Scout leader Wayne Etches said that the facility could be used for a number of things to produce revenue, such as weddings. He reiterated a need for a multi-use space, saying that as Coaldale has gotten bigger, they’ve lost spaces.
“Since ‘81, I’ve always been looking for this type of facility. When we were a smaller community, we used to have a movie theatre, we used to have a bowling alley. As we grow larger and larger, we seem to lose al this stuff,” said Etches.
“We look at the rec centre you’re building; you obviously see a need for this type of facility, and we’ve got a solution. We can provide you that for the five year period, and after the five years, the facility we’ve come up with replaces what we’re providing, move us out, sell the building and get you’re money back.”
Coun. Jacen Abrey voiced concern over if they do go forth with the proposal and end up encountering something like asbestos during renovations. Alcock said that a local home inspector was willing to look over the building for free for them and answer questions on it. Etches said that there was currently offices in the building and they didn’t need major renovations like walls coming down, but rather they would like to improve access t the property. Abrey said he would still like to know the costs with brining the site up to building standards.

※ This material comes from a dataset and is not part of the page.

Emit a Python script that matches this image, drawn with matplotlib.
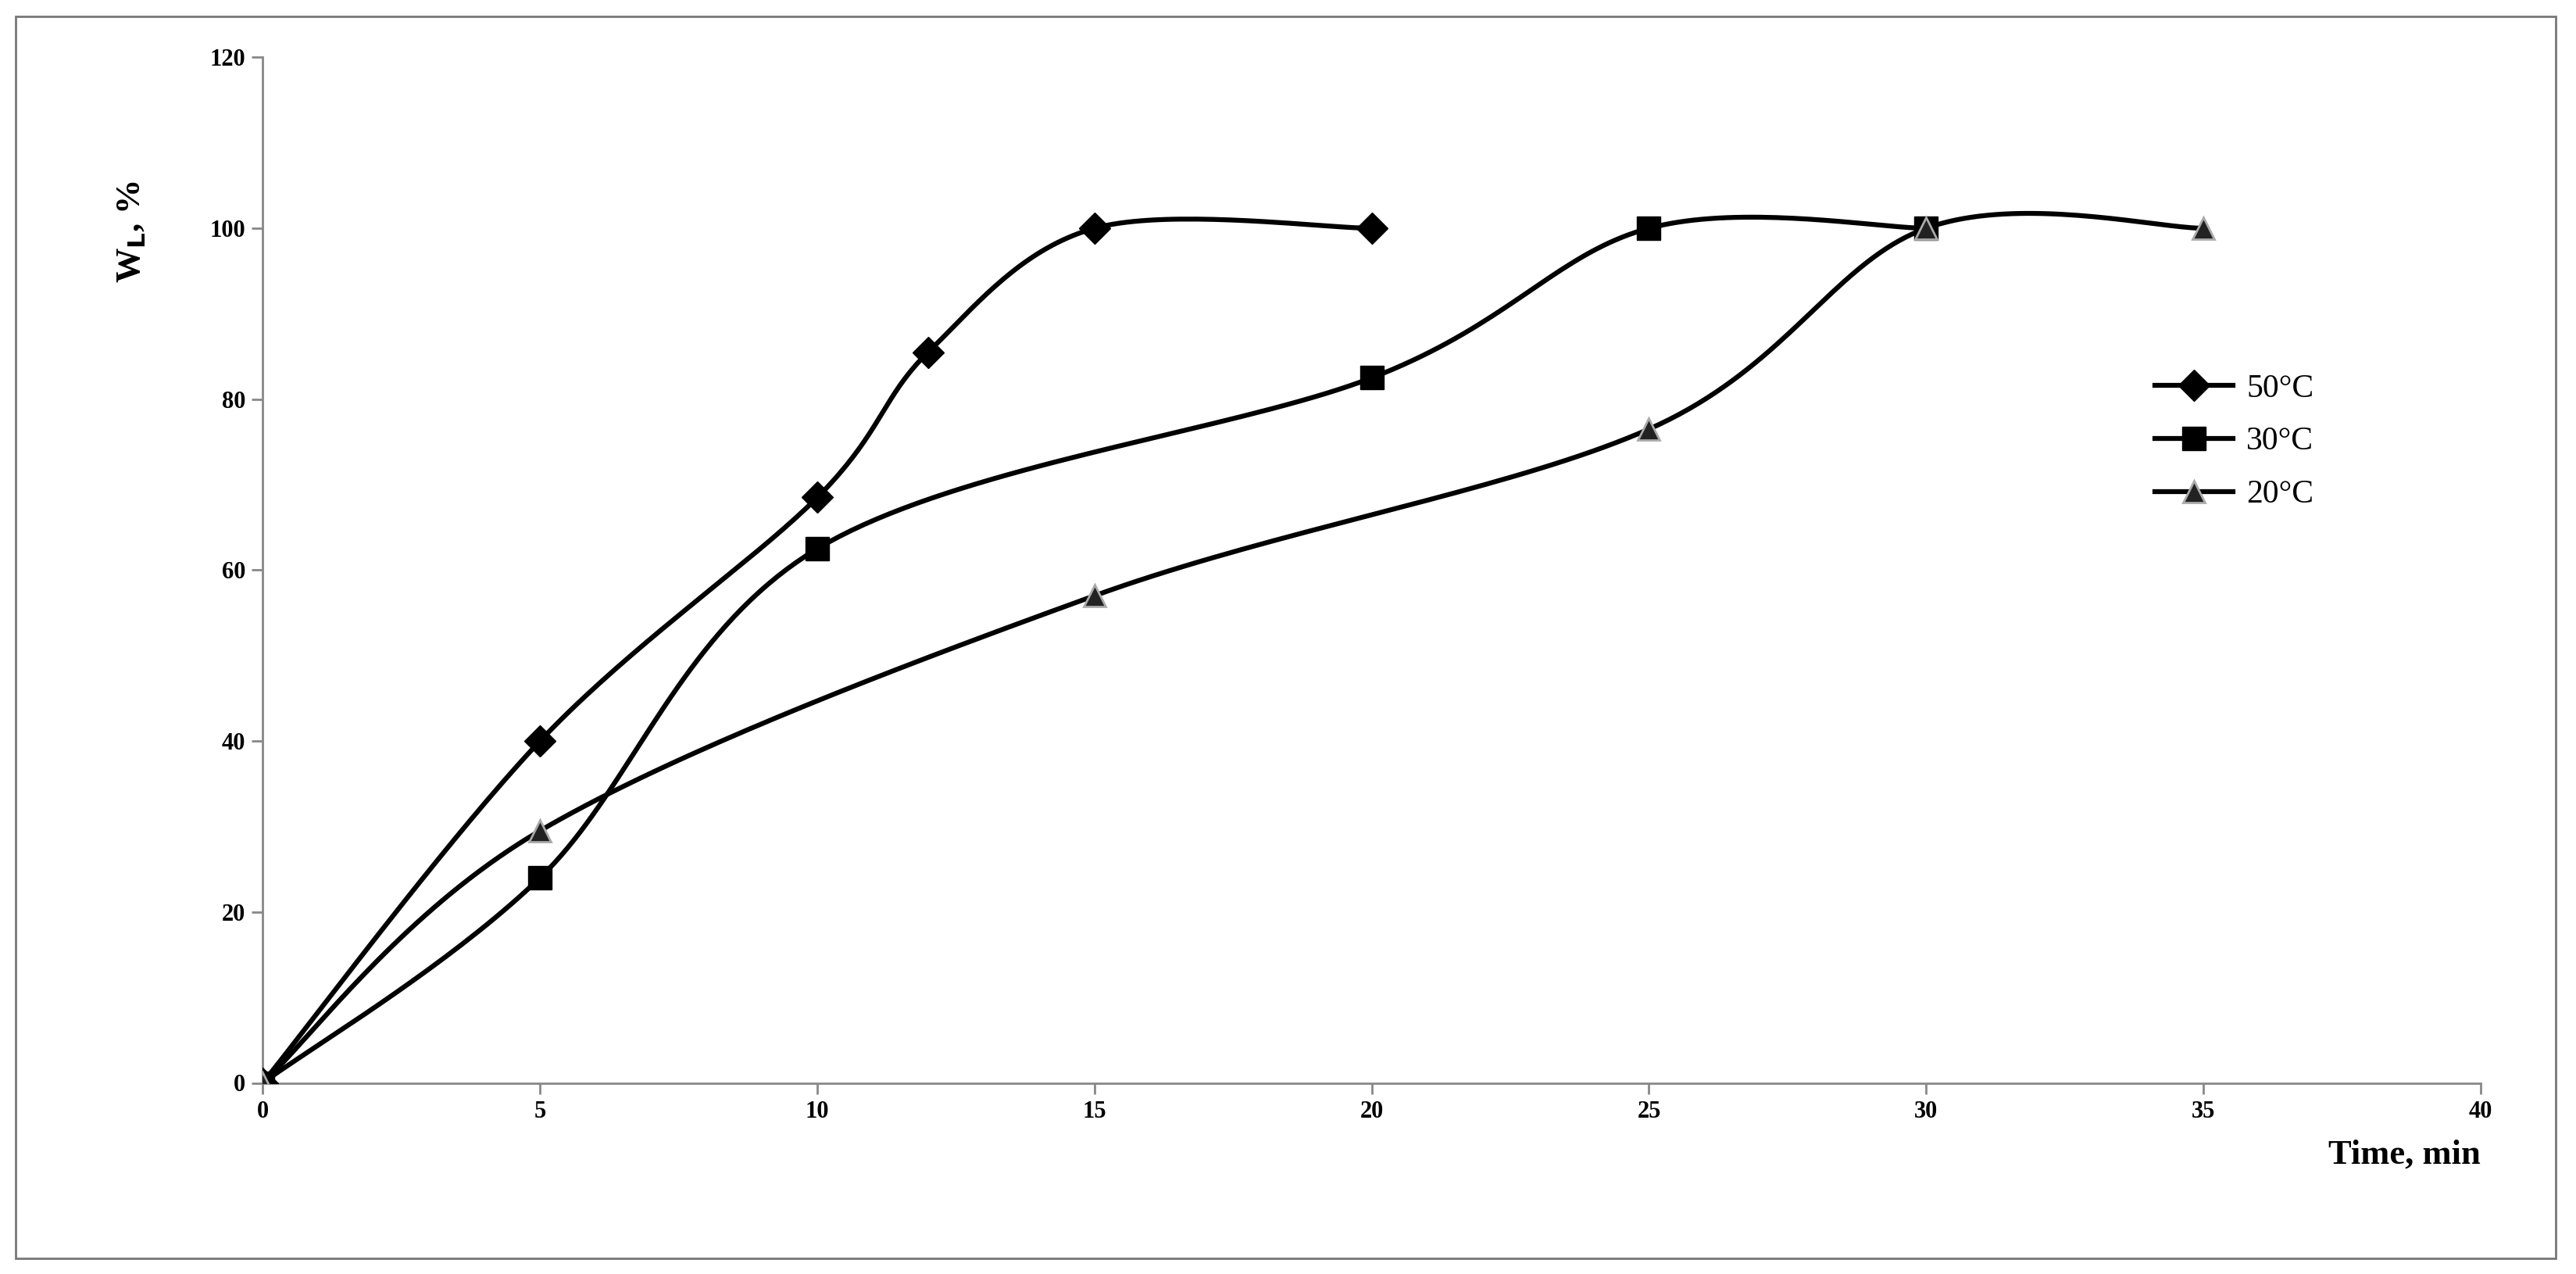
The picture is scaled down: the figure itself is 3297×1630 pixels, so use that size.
import numpy as np
import matplotlib
matplotlib.use("Agg")
import matplotlib.pyplot as plt
from matplotlib.patches import Rectangle

x50 = [0, 5, 10, 12, 15, 20]
y50 = [0, 40, 68.5, 85.5, 100, 100]
x30 = [0, 5, 10, 20, 25, 30]
y30 = [0, 24, 62.5, 82.5, 100, 100]
x20 = [0, 5, 15, 25, 30, 35]
y20 = [0, 29.5, 57, 76.5, 100, 100]
labels = ["50°C", "30°C", "20°C"]

def smooth(xs, ys, n=40, t=0.5):
    p = np.column_stack([xs, ys]).astype(float)
    p = np.vstack([p[0], p, p[-1]])
    out = []
    for i in range(1, len(p) - 2):
        p0, p1, p2, p3 = p[i-1], p[i], p[i+1], p[i+2]
        c1 = p1 + (p2 - p0) * t / 3
        c2 = p2 - (p3 - p1) * t / 3
        s = np.linspace(0, 1, n)[:, None]
        out.append((1-s)**3*p1 + 3*(1-s)**2*s*c1 + 3*(1-s)*s**2*c2 + s**3*p2)
    a = np.vstack(out)
    return a[:, 0], a[:, 1]

plt.rcParams['font.family'] = ['Liberation Serif', 'DejaVu Serif']
fig = fig = plt.figure(figsize=(32.97, 16.30), dpi=100)
fig.patches.append(Rectangle((0.006, 0.012), 0.986, 0.975, transform=fig.transFigure,
                             fill=False, edgecolor='#777777', lw=2))
ax = fig.add_axes([0.102, 0.150, 0.861, 0.805])

styles = [dict(marker='D', ms=20, mfc='black', mec='black'),
          dict(marker='s', ms=22, mfc='black', mec='black'),
          dict(marker='^', ms=20, mfc='#222222', mec='#aaaaaa', mew=2)]
for (xs, ys), lab, st in zip([(x50, y50), (x30, y30), (x20, y20)], labels, styles):
    sx, sy = smooth(xs, ys)
    ax.plot(sx, sy, color='black', lw=4.5, zorder=2)
    ax.plot(xs, ys, ls='none', zorder=3, **st)
    ax.plot([], [], color='black', lw=4.5, label=lab, **st)

ax.set_xlim(0, 40)
ax.set_ylim(0, 120)
ax.set_xticks(range(0, 41, 5))
ax.set_yticks(range(0, 121, 20))
for s in ['top', 'right']:
    ax.spines[s].set_visible(False)
for s in ['left', 'bottom']:
    ax.spines[s].set_color('#888888')
    ax.spines[s].set_linewidth(2)
ax.tick_params(direction='out', length=10, width=2, color='#888888', labelsize=22, pad=6)
for lbl in ax.get_xticklabels() + ax.get_yticklabels():
    lbl.set_fontweight('bold')
ax.set_ylabel(r'W$_\mathbf{L}$, %', fontsize=32, fontweight='bold')
ax.yaxis.set_label_coords(-0.052, 0.83)
ax.text(1.0, -0.055, 'Time, min', transform=ax.transAxes, ha='right', va='top',
        fontsize=32, fontweight='bold')
ax.legend(loc='upper left', bbox_to_anchor=(0.84, 0.72), frameon=False, fontsize=30,
          handlelength=2.4, labelspacing=0.7, handletextpad=0.4)
fig.savefig('out.png', dpi=100)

Coun. Bill Chapman asked if they would be operating as the landlords, and there would be a rental formula for those who use the facility. Etches replied that they didn’t want to make money, but rather cover the costs.
“What we’re trying to do is get a venue that’s, you know economical for our groups,” said Etches, adding they don’t keep money from registrations and have to fundraise for it.
“It’s not going to be like Readymade, where it’s booked every weekend for a wedding, etcetera. We want to keep it open for seniors, we want to keep it open for Cubs, Guides, things like that, as much as we can. We will be running events to generate funds to just to fund the operation.”
Mayor Kim Craig said that he would like to see a business plan and know more about how they intend to run the building, although he acknowledge that its hard to provide them until council decides what they’re doing.
Later in the meeting, after the delegation left, council returned to the topic.
Council directed a motion to direct administration to explore pricing on the cost of the Redeemer Lutheran Church and its operating budget, and to work with the scout groups in regards to a building inspection.